One way of doing so is known as de-escalation — the use of verbal and non-verbal communication to calm a situation and prevent the use of force. Guyger testified she participated in eight hours of de-escalation training, but said she could not remember anything from it.
De-escalation is not a new idea, and departments have been teaching it for years, local law enforcement said. Officers participate in eight hours of official training, but Hundley and Lamar County Sheriff Scott Cass said de-escalation also comes with the nature of the job.
“It’s to try and take situations and diffuse what could be heightened,” Cass said. “It’s not like a weapon you can pull. It’s communication, and communication is key — no doubt about it.”
“We called it ‘verbal judo’ back when I started,” Moore said. “‘The least amount of force necessary to control the situation.’ That’s what we tell the guys, and that’s how we were trained, 25, 30 years ago. It’s the same training they go through now.”
Hundley said 20 of Paris Police Department’s current 40 officers have completed de-escalation training so far, with others scheduled. The training focuses on communication skills and alternatives to gun use, such as pepper spray or tasers.
“The de-escalation training is there. But the idea of not wanting to shoot somebody has been there for years,” Hundley said.
As for how officers make the call to use force, multiple factors are considered within the limited time they have to make the decision, officers said. The person’s history, behavior and current actions are considered, as well as if they are armed or not. While the officer makes the final call, the interaction is “dictated by the behavior of the other person,” in Moore’s words.
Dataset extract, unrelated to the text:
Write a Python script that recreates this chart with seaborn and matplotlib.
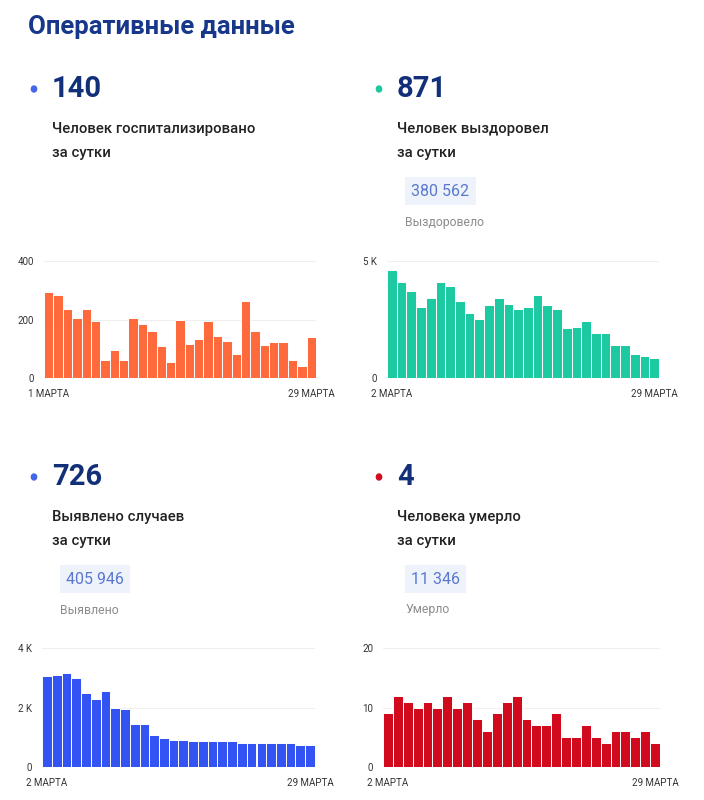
import numpy as np
import pandas as pd
import matplotlib
matplotlib.use("Agg")
import matplotlib.pyplot as plt
import seaborn as sns

# data
hosp = [295, 285, 235, 205, 235, 195, 60, 97, 60, 205, 185, 160, 108, 53, 198,
        117, 133, 195, 145, 128, 83, 263, 160, 113, 122, 122, 60, 40, 140]
recovered = [4630, 4110, 3725, 3045, 3430, 4120, 3925, 3285, 2760, 2520, 3115,
             3430, 3145, 2930, 3030, 3555, 3115, 2930, 2155, 2180, 2420, 1940,
             1925, 1400, 1400, 1035, 935, 871]
cases = [3075, 3085, 3155, 2975, 2500, 2300, 2545, 1985, 1960, 1455, 1455, 1070,
         980, 900, 900, 880, 880, 880, 870, 870, 810, 810, 810, 800, 800, 790,
         755, 726]
deaths = [9, 12, 11, 10, 11, 10, 12, 10, 11, 8, 6, 9, 11, 12, 8, 7, 7, 9, 5, 5,
          7, 5, 4, 6, 6, 5, 6, 4]

big_numbers = ["140", "871", "726", "4"]
captions = [["Человек госпитализировано", "за сутки"],
            ["Человек выздоровел", "за сутки"],
            ["Выявлено случаев", "за сутки"],
            ["Человека умерло", "за сутки"]]
totals = [None, "380 562", "405 946", "11 346"]
total_labels = [None, "Выздоровело", "Выявлено", "Умерло"]
first_days = ["1 МАРТА", "2 МАРТА", "2 МАРТА", "2 МАРТА"]
last_day = "29 МАРТА"
yticks = [[0, 200, 400], [0, 5000], [0, 2000, 4000], [0, 10, 20]]
ytick_labels = [["0", "200", "400"], ["0", "5 K"], ["0", "2 K", "4 K"], ["0", "10", "20"]]
bar_colors = ["#FF6A3D", "#1CC9A0", "#3353F2", "#D10A1E"]
dot_colors = ["#4466E8", "#1CC9A0", "#4466E8", "#D10A1E"]
series = [hosp, recovered, cases, deaths]

sns.set_theme(style="white")
plt.rcParams["font.family"] = ["Roboto", "DejaVu Sans"]

W, H = 704, 800
fig = plt.figure(figsize=(W / 100, H / 100), dpi=100)
fig.patch.set_facecolor("white")

def fx(x):
    return x / W

def fy(y):
    return 1 - y / H

navy = "#12307A"
fig.text(fx(28), fy(27), "Оперативные данные", fontsize=18.5, fontweight="bold",
         color="#17388A", va="center", ha="left")

# panel anchors: (x of dot, y of big number)
anchors = [(33, 89), (378, 89), (33, 477), (378, 477)]
# chart boxes: left, right, top, bottom in pixels
boxes = [(44, 316, 261, 378), (387, 659, 261, 378),
         (42, 315, 648, 767), (383, 660, 648, 767)]

for i in range(4):
    ax0, ay0 = anchors[i]
    fig.patches.append(matplotlib.patches.Circle((fx(ax0 + 1), fy(ay0)), 3 / H,
                                                 transform=fig.transFigure,
                                                 color=dot_colors[i]))
    fig.text(fx(ax0 + 19), fy(ay0), big_numbers[i], fontsize=21, fontweight="bold",
             color=navy, va="center", ha="left")
    fig.text(fx(ax0 + 19), fy(ay0 + 40), captions[i][0], fontsize=10.7, fontweight="medium",
             color="#222222", va="center", ha="left")
    fig.text(fx(ax0 + 19), fy(ay0 + 64), captions[i][1], fontsize=10.7, fontweight="medium",
             color="#222222", va="center", ha="left")
    if totals[i] is not None:
        fig.text(fx(ax0 + 33), fy(ay0 + 102), totals[i], fontsize=11.5,
                 color="#5A78CF", va="center", ha="left",
                 bbox=dict(boxstyle="square,pad=0.4", fc="#EEF2FB", ec="none"))
        fig.text(fx(ax0 + 27), fy(ay0 + 133), total_labels[i], fontsize=8.8,
                 color="#8C8C8C", va="center", ha="left")

    l, r, t, b = boxes[i]
    ax = fig.add_axes([fx(l), fy(b), (r - l) / W, (b - t) / H])
    vals = series[i]
    df = pd.DataFrame({"day": np.arange(len(vals)), "value": vals})
    sns.barplot(data=df, x="day", y="value", color=bar_colors[i], width=1.0,
                edgecolor="white", linewidth=0.7, saturation=1, ax=ax)
    ax.set_xlim(-0.5, len(vals) - 0.5)
    ax.set_ylim(0, yticks[i][-1])
    ax.set_yticks(yticks[i])
    ax.set_yticklabels(ytick_labels[i])
    ax.set_xticks([0, len(vals) - 1])
    ax.set_xticklabels([first_days[i], last_day])
    for v in yticks[i][1:]:
        ax.axhline(v, color="#EFEFEF", lw=0.8, zorder=0)
    ax.set_xlabel("")
    ax.set_ylabel("")
    for s in ax.spines.values():
        s.set_visible(False)
    ax.tick_params(axis="y", length=0, pad=7, labelsize=7, labelcolor="#333333")
    ax.tick_params(axis="x", length=0, pad=8, labelsize=7, labelcolor="#333333")
    ax.patch.set_alpha(0)

fig.savefig("out.png", dpi=100, facecolor="white")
Cass and Hundley voiced similar positions.
“I know that all of us swore an oath to serve and protect. And that’s what we do,” Cass said. “And we want to do that to the best of our ability, and be as professional as we can be.”
Cass and Moore could not recall any incidents where a Lamar County deputy used force inappropriately. Hundley cited a case where he suspended an officer for two days for an incident in which the officer used more force than Hundley thought necessary. The case went to arbitration, Hundley lost and the officer received back pay, he said. Hundley did not name the officer or date.
“There is always a loser (in use of deadly force),” Moore said. “Nobody really wins when you’re in that situation.”